Se a Kombi for carregada com 9 pessoas de 100 kg mais gasolina e bagagem, a potência continua sendo excessiva:

$$\frac{58840}{1260+9\times 100+50+100}=25,5 W/kg.$$

 

O mesmo acontece no caso das motos. Vejamos uma das motos mais básicas do mercado, uma CG 125, que tem 11,6 cv (8531,8 w) e 105 kg:

$$\frac{8531,8}{105+70}=48,75 W/kg.$$

E se for com duas pessoas de 100 kg, $$\frac{8531,8}{105+2\times 100}=27,97 W/kg.$$

Agora, se isso já é um exagero, vamos ver outra postagem: Os 10 carros com a melhor relação peso/potência do Brasil. O carro que tem a maior potência relativa neste texto é o Opala SS, com 171 cv (125770,5) e 1172 kg:

$$\frac{125770,5}{1172+70}=101,26 W/kg.$$

É um absurdo existir monstros como esse rodando por aí.

 

Mas calma, tem coisa pior: Ducati 1199 Panigale. Com 195 cv (143422,5 W) e 164 kg:

$$\frac{143422,5}{164+70}=612,92 W/kg.$$

Esta moto assume proporções totalmente fora do padrão. É surpreendente o fato de uma coisa dessas ser permitida de trafegar nas ruas.

 

Para se ter uma ideia, ela é muito mais potente que um carro de Stock Car, com 480 hp (357936 W) e 1320 kg:

$$\frac{357936}{1320}=271,16 W/kg.$$

 

A Ducati chega a ser comparável a um carro de Fórmula Indy, que é capaz de atingir até 380 km/h, com 650 cv (478075 W) e 694 kg:

$$\frac{478075}{694+70}=625,75 W/kg.$$

 

Considerações finais

Nós não precisamos nem da metade da potência relativa que é usada atualmente nos veículos convencionais, mesmo pegando os mais fracos como referência. Inclusive, para a segurança de todos, não deveria ser permitido trafegar com veículos muito potentes, ou não deveria ser permitido fabricar veículos tão potentes para as ruas.
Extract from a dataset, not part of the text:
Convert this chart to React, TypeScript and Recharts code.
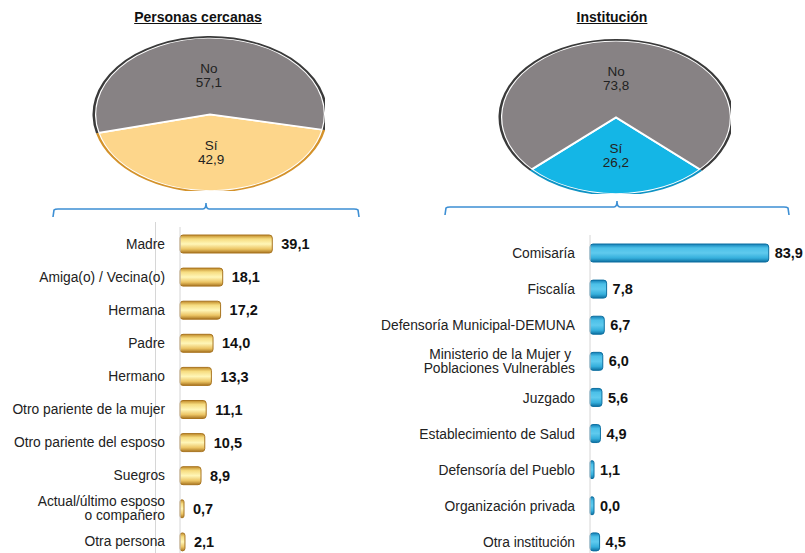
import { Bar, BarChart, Cell, LabelList, Pie, PieChart, XAxis, YAxis } from "recharts";

const FONT = "'Liberation Sans', Arial, sans-serif";

const pieLabels = ["Sí", "No"];
const cercanasPie = [42.9, 57.1];
const institucionPie = [26.2, 73.8];

const cercanasCats = [
  "Madre",
  "Amiga(o) / Vecina(o)",
  "Hermana",
  "Padre",
  "Hermano",
  "Otro pariente de la mujer",
  "Otro pariente del esposo",
  "Suegros",
  "Actual/último esposo\no compañero",
  "Otra persona",
];
const cercanasVals = [39.1, 18.1, 17.2, 14.0, 13.3, 11.1, 10.5, 8.9, 0.7, 2.1];

const institucionCats = [
  "Comisaría",
  "Fiscalía",
  "Defensoría Municipal-DEMUNA",
  "Ministerio de la Mujer y \nPoblaciones Vulnerables",
  "Juzgado",
  "Establecimiento de Salud",
  "Defensoría del Pueblo",
  "Organización privada",
  "Otra institución",
];
const institucionVals = [83.9, 7.8, 6.7, 6.0, 5.6, 4.9, 1.1, 0.0, 4.5];

const fmt = (v: number) => v.toFixed(1).replace(".", ",");

const SQUASH = 0.667;

function PieLabel(props: any) {
  const { cx, cy, midAngle, outerRadius, name, value } = props;
  const rad = (Math.PI / 180) * midAngle;
  const x = cx + outerRadius * 0.5 * Math.cos(rad);
  const y = cy - outerRadius * 0.5 * Math.sin(rad);
  return (
    <text
      transform={`translate(${x},${y}) scale(1,${1 / SQUASH})`}
      textAnchor="middle"
      fontFamily={FONT}
      fontSize={13.5}
      fill="#222"
    >
      <tspan x={0} dy={-3}>{name}</tspan>
      <tspan x={0} dy={14.5}>{fmt(value)}</tspan>
    </text>
  );
}

function EllipsePie({
  values,
  fills,
  strokes,
  start,
}: {
  values: number[];
  fills: string[];
  strokes: string[];
  start: number;
}) {
  const data = values.map((v, i) => ({ name: pieLabels[i], value: v }));
  return (
    <div style={{ transform: `scaleY(${SQUASH})`, transformOrigin: "center" }}>
      <PieChart width={240} height={240}>
        <Pie
          data={data}
          dataKey="value"
          cx={120}
          cy={120}
          outerRadius={115}
          startAngle={start}
          endAngle={start + 360}
          stroke="#fff"
          strokeWidth={2.5}
          label={PieLabel}
          labelLine={false}
          isAnimationActive={false}
        >
          {data.map((_, i) => (
            <Cell key={i} fill={fills[i]} />
          ))}
        </Pie>
        <Pie
          data={data}
          dataKey="value"
          cx={120}
          cy={120}
          innerRadius={115}
          outerRadius={117.5}
          startAngle={start}
          endAngle={start + 360}
          stroke="none"
          isAnimationActive={false}
        >
          {data.map((_, i) => (
            <Cell key={i} fill={strokes[i]} />
          ))}
        </Pie>
      </PieChart>
    </div>
  );
}

function CatTick(props: any) {
  const { x, y, payload } = props;
  const lines = String(payload.value).split("\n");
  const start = -((lines.length - 1) * 14) / 2 + 5;
  return (
    <text x={x} y={y} textAnchor="end" fontFamily={FONT} fontSize={13.8} fill="#222">
      {lines.map((l, i) => (
        <tspan key={i} x={x} dy={i === 0 ? start : 14}>
          {l}
        </tspan>
      ))}
    </text>
  );
}

function HBars({
  cats,
  vals,
  width,
  height,
  axisWidth,
  rightPad,
  max,
  fill,
  gradId,
  labelGap,
}: {
  cats: string[];
  vals: number[];
  width: number;
  height: number;
  axisWidth: number;
  rightPad: number;
  max: number;
  fill: string[];
  gradId: string;
  labelGap: number;
}) {
  const data = cats.map((c, i) => ({ cat: c, value: vals[i] }));
  return (
    <BarChart
      width={width}
      height={height}
      data={data}
      layout="vertical"
      margin={{ top: 0, right: rightPad, bottom: 0, left: 0 }}
      barCategoryGap={0}
    >
      <defs>
        <linearGradient id={gradId} x1="0" y1="0" x2="0" y2="1">
          <stop offset="0%" stopColor={fill[0]} />
          <stop offset="22%" stopColor={fill[1]} />
          <stop offset="50%" stopColor={fill[2]} />
          <stop offset="78%" stopColor={fill[3]} />
          <stop offset="100%" stopColor={fill[4]} />
        </linearGradient>
      </defs>
      <XAxis type="number" domain={[0, max]} hide />
      <YAxis
        type="category"
        dataKey="cat"
        width={axisWidth}
        tick={CatTick}
        tickLine={false}
        tickSize={0}
        tickMargin={15}
        axisLine={{ stroke: "#d6d6d6" }}
        interval={0}
      />
      <Bar
        dataKey="value"
        fill={`url(#${gradId})`}
        stroke={fill[4]}
        strokeWidth={1}
        barSize={18}
        radius={3}
        minPointSize={4}
        isAnimationActive={false}
      >
        <LabelList
          dataKey="value"
          position="right"
          offset={labelGap}
          formatter={(v: any) => fmt(Number(v))}
          style={{ fontFamily: FONT, fontSize: 14.5, fontWeight: 700, fill: "#111" }}
        />
      </Bar>
    </BarChart>
  );
}

function Brace({ left, right, peak, y }: { left: number; right: number; peak: number; y: number }) {
  return (
    <svg
      width={805}
      height={30}
      style={{ position: "absolute", left: 0, top: y - 12 }}
    >
      <path
        d={`M${left},20 L${left + 1},13 Q${left + 2},12 ${left + 5},12 L${peak - 3},12 Q${peak},12 ${peak},6 Q${peak},12 ${peak + 3},12 L${right - 5},12 Q${right - 2},12 ${right - 1},13 L${right},20`}
        fill="none"
        stroke="#3d8fd4"
        strokeWidth={1.6}
      />
    </svg>
  );
}

const titleStyle: React.CSSProperties = {
  position: "absolute",
  top: 9,
  fontFamily: FONT,
  fontSize: 14,
  fontWeight: 700,
  textDecoration: "underline",
  color: "#111",
  transform: "translateX(-50%)",
  whiteSpace: "nowrap",
};

export default function App() {
  return (
    <div
      style={{
        position: "absolute",
        left: 0,
        top: 0,
        width: 805,
        height: 553,
        overflow: "hidden",
        background: "#fff",
      }}
    >
      <div style={{ ...titleStyle, left: 198 }}>Personas cercanas</div>
      <div style={{ ...titleStyle, left: 612 }}>Institución</div>

      <div style={{ position: "absolute", left: 85, top: -9 }}>
        <EllipsePie
          values={cercanasPie}
          fills={["#fdd68b", "#878284"]}
          strokes={["#d4922a", "#3a3a3a"]}
          start={-166}
        />
      </div>
      <div style={{ position: "absolute", left: 491, top: -6 }}>
        <EllipsePie
          values={institucionPie}
          fills={["#14b6e6", "#878284"]}
          strokes={["#0e93c4", "#3a3a3a"]}
          start={-137.2}
        />
      </div>

      <Brace left={53} right={359} peak={206} y={209} />
      <Brace left={445} right={789} peak={617} y={207} />

      <div style={{ position: "absolute", left: 155, top: 222, width: 1, height: 340, background: "#d6d6d6" }} />

      <div style={{ position: "absolute", left: 0, top: 227 }}>
        <HBars
          cats={cercanasCats}
          vals={cercanasVals}
          width={340}
          height={331}
          axisWidth={180}
          rightPad={42}
          max={50}
          fill={["#c08a28", "#f6dc80", "#fff6b8", "#ecc565", "#a87420"]}
          gradId="gold"
          labelGap={9}
        />
      </div>
      <div style={{ position: "absolute", left: 360, top: 235 }}>
        <HBars
          cats={institucionCats}
          vals={institucionVals}
          width={445}
          height={325}
          axisWidth={230}
          rightPad={2}
          max={100}
          fill={["#137fb6", "#4cc0e8", "#5fcaee", "#35afdc", "#0d6fa0"]}
          gradId="blue"
          labelGap={6}
        />
      </div>
    </div>
  );
}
Claro, a necessidade psicológica de mais potência foi colocada na cabeça das pessoas ao longo de um século de propagandas, e agora é a opinião do povo que sustenta esta necessidade. Quem nunca ouviu alguém falar que carro 1.0 é muito fraco?

Todo aquele que fala “odeio carro 1.0” tem a sua parcela de culpa nos problemas de trânsito (especialmente as inúmeras mortes). Mesmo que a pessoa dirija com cuidado, esta opinião sustenta o fato de outras pessoas (possivelmente não tão cuidadosas) possuírem o poder de movimentar uma tonelada de ferro em alta velocidade.